Analog systems, instead, tend toward graceful degradation. An analog phone used to get static and crackly but you could still talk through it easily and the natural language repair reflexes we all have still worked without thought to deal with that kind of noise signal. Now, with digital radio-telephones – sorry – cell phones, when they crap out its like trying to talk to your girlfriend from the artic circle on a satellite phone – agonizing. TV used to get a bit of snow when the solar flares acted up. But, you could still watch the action pretty easily. Now, the picture freezes, pixilates, and then jumps forward when that kind of interference disturbs the free flow of digital packets. And, I don’t know about you, but it bugs me each and every time because it breaks the frame. Maybe I’m just being a crank, but I’d like to see a brainwave study comparing the response to analog static vs digital pixilation noise artefacts. Oh right, those studies never get done.
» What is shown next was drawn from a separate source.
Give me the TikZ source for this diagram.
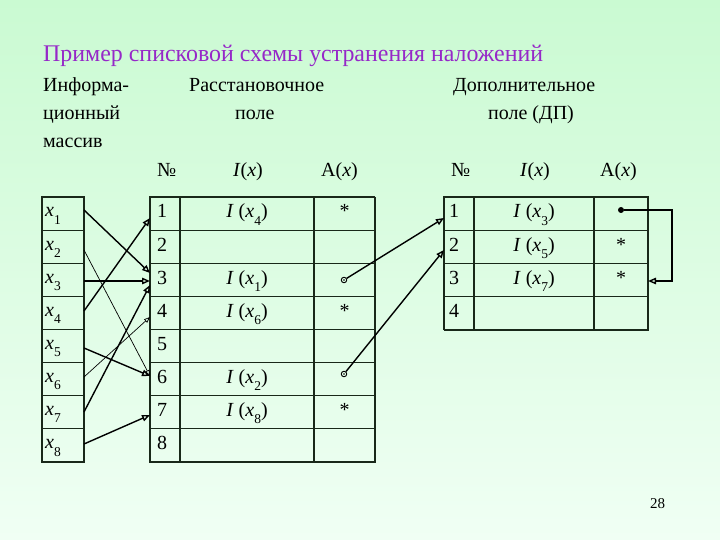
\documentclass[tikz,border=0pt]{standalone}
\usepackage{fontspec}
\setmainfont{Liberation Serif}
\usetikzlibrary{arrows.meta}
\definecolor{ln}{RGB}{25,40,25}
\definecolor{ttl}{RGB}{150,40,200}
\definecolor{bgtop}{RGB}{202,250,210}
\definecolor{bgbot}{RGB}{240,255,244}
\newcommand\xsub[1]{\textit{x}\raisebox{-0.36em}{\fontsize{13.5}{13.5}\selectfont #1}}
\begin{document}
\begin{tikzpicture}[x=1pt,y=-1pt,
  txt/.style={font=\fontsize{20}{24}\selectfont, inner sep=0pt, text=black},
  ttlstyle/.style={font=\fontsize{23.9}{28}\selectfont, inner sep=0pt, text=ttl},
  grid/.style={draw=ln, line width=1.1pt},
  heavy/.style={draw=ln, line width=2.4pt},
  medium/.style={draw=ln, line width=1.8pt},
  arr/.style={draw=black, line width=1.4pt, -{Triangle[open, length=8pt, width=6.5pt]}},
  arrthin/.style={draw=black, line width=0.7pt, -{Triangle[open, length=6pt, width=4.5pt]}},
  ring/.style={circle, draw=black, line width=0.9pt, inner sep=0pt, minimum size=5.5pt, path picture={\fill[black] (path picture bounding box.center) circle (0.9pt);}},
  dotnode/.style={circle, fill=black, inner sep=0pt, minimum size=6pt}
]
\shade[top color=bgtop, bottom color=bgbot] (0,0) rectangle (720,540);
\useasboundingbox (0,0) rectangle (720,540);

% titles and headings
\node[ttlstyle, anchor=base west] (title) at (43,62) {Пример списковой схемы устранения наложений};
\node[txt, anchor=base west] (h1) at (43,92) {Информа-};
\node[txt, anchor=base west] (h2) at (43,120) {ционный};
\node[txt, anchor=base west] (h3) at (43,148) {массив};
\node[txt, anchor=base west] (h4) at (189,92) {Расстановочное};
\node[txt, anchor=base west] (h5) at (235,120) {поле};
\node[txt, anchor=base west] (h6) at (453,92) {Дополнительное};
\node[txt, anchor=base west] (h7) at (488,120) {поле (ДП)};
\node[txt, anchor=base west] (c1) at (157,177) {№};
\node[txt, anchor=base west] (c2) at (233,177) {\textit{I}(\textit{x})};
\node[txt, anchor=base west] (c3) at (321,177) {A(\textit{x})};
\node[txt, anchor=base west] (c4) at (451,177) {№};
\node[txt, anchor=base west] (c5) at (520,177) {\textit{I}(\textit{x})};
\node[txt, anchor=base west] (c6) at (600,177) {A(\textit{x})};
\node[font=\fontsize{15}{17}\selectfont, inner sep=0pt, anchor=base west] (pg) at (650,508) {28};

% left table
\foreach \k in {1,...,7} \draw[grid] (42,{197+33.125*\k}) -- (84,{197+33.125*\k});
\draw[grid] (42,197) -- (84,197) -- (84,462);
\draw[heavy] (42,196) -- (42,462) -- (85,462);
\foreach \k in {1,...,8} \node[txt, anchor=base west] (L\k) at (45,{197+33.125*(\k-1)+20}) {\xsub{\k}};

% middle table
\foreach \k in {1,...,7} \draw[grid] (150,{197+33.125*\k}) -- (375,{197+33.125*\k});
\draw[grid] (150,462) -- (150,197) -- (375,197);
\draw[grid] (180,197) -- (180,462);
\draw[grid] (314,197) -- (314,462);
\draw[medium] (375,197) -- (375,462);
\draw[heavy] (149,462) -- (376,462);
\foreach \k in {1,...,8} \node[txt, anchor=base west] (N\k) at (157,{197+33.125*(\k-1)+21}) {\k};
\foreach \k/\v in {1/4,3/1,4/6,6/2,7/8} \node[txt, anchor=base] (I\k) at (247,{197+33.125*(\k-1)+21}) {\textit{I} (\xsub{\v})};
\foreach \k in {1,4,7} \node[txt, anchor=base] (S\k) at (344.5,{197+33.125*(\k-1)+21}) {*};

% right table
\foreach \k in {1,...,3} \draw[grid] (444,{197+33.125*\k}) -- (648,{197+33.125*\k});
\draw[grid] (444,330) -- (444,197) -- (648,197);
\draw[grid] (474,197) -- (474,330);
\draw[grid] (594,197) -- (594,330);
\draw[medium] (444,330) -- (648,330);
\draw[heavy] (648,196) -- (648,331);
\foreach \k in {1,...,4} \node[txt, anchor=base west] (M\k) at (449,{197+33.125*(\k-1)+21}) {\k};
\foreach \k/\v in {1/3,2/5,3/7} \node[txt, anchor=base] (J\k) at (534,{197+33.125*(\k-1)+21}) {\textit{I} (\xsub{\v})};
\foreach \k in {2,3} \node[txt, anchor=base] (T\k) at (621,{197+33.125*(\k-1)+21}) {*};

% connectors from the information array
\coordinate (a1s) at (84,210); \coordinate (a1e) at (150,273);
\coordinate (a2s) at (84,250); \coordinate (a2e) at (150,376);
\coordinate (a3s) at (84,281); \coordinate (a3e) at (150,281);
\coordinate (a4s) at (84,311); \coordinate (a4e) at (150,218);
\coordinate (a5s) at (84,348); \coordinate (a5e) at (150,376);
\coordinate (a6s) at (84,377); \coordinate (a6e) at (150,317);
\coordinate (a7s) at (84,412); \coordinate (a7e) at (150,285);
\coordinate (a8s) at (84,444); \coordinate (a8e) at (150,415);
\draw[arr] (a1s) -- (a1e);
\draw[arrthin] (a2s) -- (a2e);
\draw[arr] (a3s) -- (a3e);
\draw[arr] (a4s) -- (a4e);
\draw[arr] (a5s) -- (a5e);
\draw[arrthin] (a6s) -- (a6e);
\draw[arr] (a7s) -- (a7e);
\draw[arr] (a8s) -- (a8e);

% links into the additional field
\node[ring] (p1) at (344,280) {};
\node[ring] (p2) at (344,374) {};
\coordinate (b1e) at (444,218);
\coordinate (b2e) at (444,250);
\draw[arr] (p1) -- (b1e);
\draw[arr] (p2) -- (b2e);

% chain inside additional field
\node[dotnode] (d1) at (621,210) {};
\coordinate (r1) at (672,210);
\coordinate (r2) at (672,281);
\coordinate (r3) at (648,281);
\draw[arr] (d1) -- (r1) -- (r2) -- (r3);
\end{tikzpicture}
\end{document}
Finally, there is one more realization I made long ago that is relevant to this discussion. It was the realization that computer-based digital systems, compared to their analog counterparts, are essentially antithetical to capitalism. And, the more painful realization I made almost immediately as a graduate student trying to warn people about this was that no one wants to hear about it. I’ve lived with that knowledge, pretty much in silence for, lets say, about 25 years, but I no longer care to censor my self based on what other people might think. Now that we are actually well into the process of collapse of our computerized, financialized, globalized, world I will remain silent no more. If you think ones and zeros stored in a computer someplace are actually money then I can’t help you.
Why is all this important? Because I am concerned about engineering – social engineering – a failure mode for the project of civilization that exhibits graceful degradation rather than catastrophic collapse. And, my answer to that problem is, of course, The Cloister Initiative.